14 March (1927): Hart Crane to Allen Tate

An irreverent Hart Crane pokes fun at fellow poets Louis Gilmore and Marianne Moore, the presiding editor of The Little Review, in this bawdy letter to Allen Tate. White Buildings, Crane’s first collection of poems, had just been published the year before. 

 

To Allen Tate

Patterson, New York / March 14th, 1927
 
 
Dear Allen:
 
Miss Torrence won’t even take tea, you know, because she finds it too ‘stimulating’. I’ve been to her house, so I know. AND so, what can we expect! I got my verses back also. They seemed to be too spacious for the New Republic…. Your letter was of course a piece of folly, but justified. It won’t do Miss T any good, but it’s an admirable relief to me, and probably to you. I envy buckandwing dancers and the Al Jolsons of the world sometimes. They don’t have to encounter all these milksops… and they do please. They’re able to do some ‘good’ to somebody. And when they laugh people don’t think they are crying. Out here one reads the paper—one sees evidence mounting all the time—that there is no place left for our kinds of minds or emotions.
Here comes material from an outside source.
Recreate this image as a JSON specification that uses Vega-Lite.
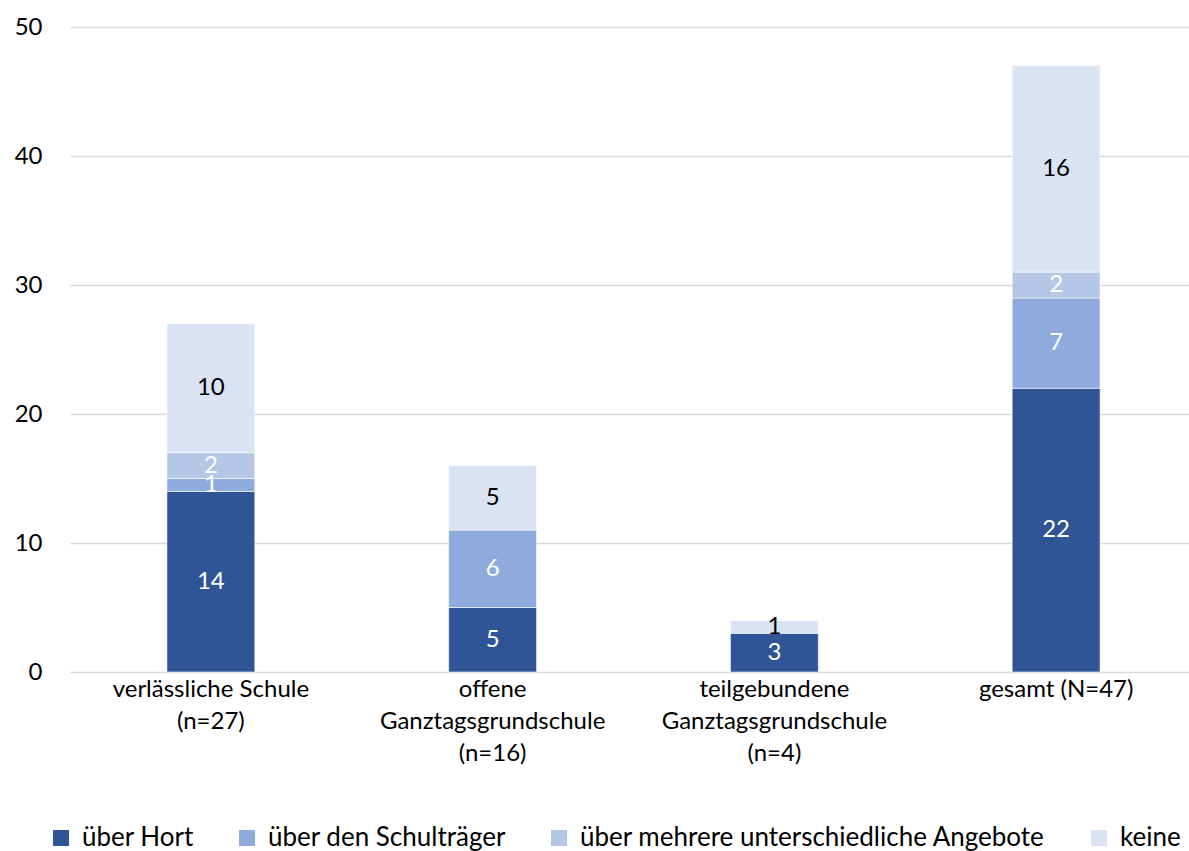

Unless we can pursue our futilities with some sort of constant pleasure there is little use in going on—and we must apprehend some element of truth in our mock ceremonies or even our follies aren’t amusing. I’m looking around for some new sort of ‘avocation’, but having gone half-blind with conjunctivities (better known as ‘pink-eye’) I [am] waiting for the cornea to clear before taking any leap.
 
Phallus-es have been known to slyly leap out of some of Mr [Louis] Gilmore’s poems published in the Little Review, so Miss Moore had better watch out. But she probably doesn’t know one when she does encounter it! His poems, about as long as a cicada’s whirr, might make an amusing booklet. His plays are even briefer, I’m told.
 
Thanks for the NR [The New Republic] copies. Miss T had informed me of the matter, saying ‘you must look out for it (sic), so that I felt I might be standing in the middle of Seventh Avenue with a huge truck bearing down suddenly. Having bothered you so much lately I tho[ugh]t I’d worry Bill [Brown] for awhile, so I asked him to send me copies. I’ll certainly have plentEE now! I note that the one quotable paragraph (from the publisher’s standpoint) has been lopped off: the last, with the allusion to Whitman. The rest will be a sufficient warning to most readers not to read the book [White Buildings], for it’s one long dissertation on the subject of OBSCURITY.
 
The genial tactics of the editorial proofreader have even helped Frank on a little by falsifying his ms—at least the copy I hold. For instance, ‘the obscure poet he is likely for long to remain’ has been changed to read ‘ever to remain’. This not only alters the time-limit before my possible admission to the panting bosom of the generous reader, but changes the emphasis of the context in such a way that the reader infers the reviewer’s prophecy to be that I shall probably never write anything that is comprehensible! With the world flying into trillions of tabloids I probably shall not!

Your review of Laura [Riding] was just according to my estimates. If I’m as obscure to others as she is to me—then I won’t even rail any more at Miss Torrence.
 
Love, Hart

GOLDEN TEXT:
Wondrous the gods, more wondrous are the men,
More wondrous, wondrous still, the cock and the hen!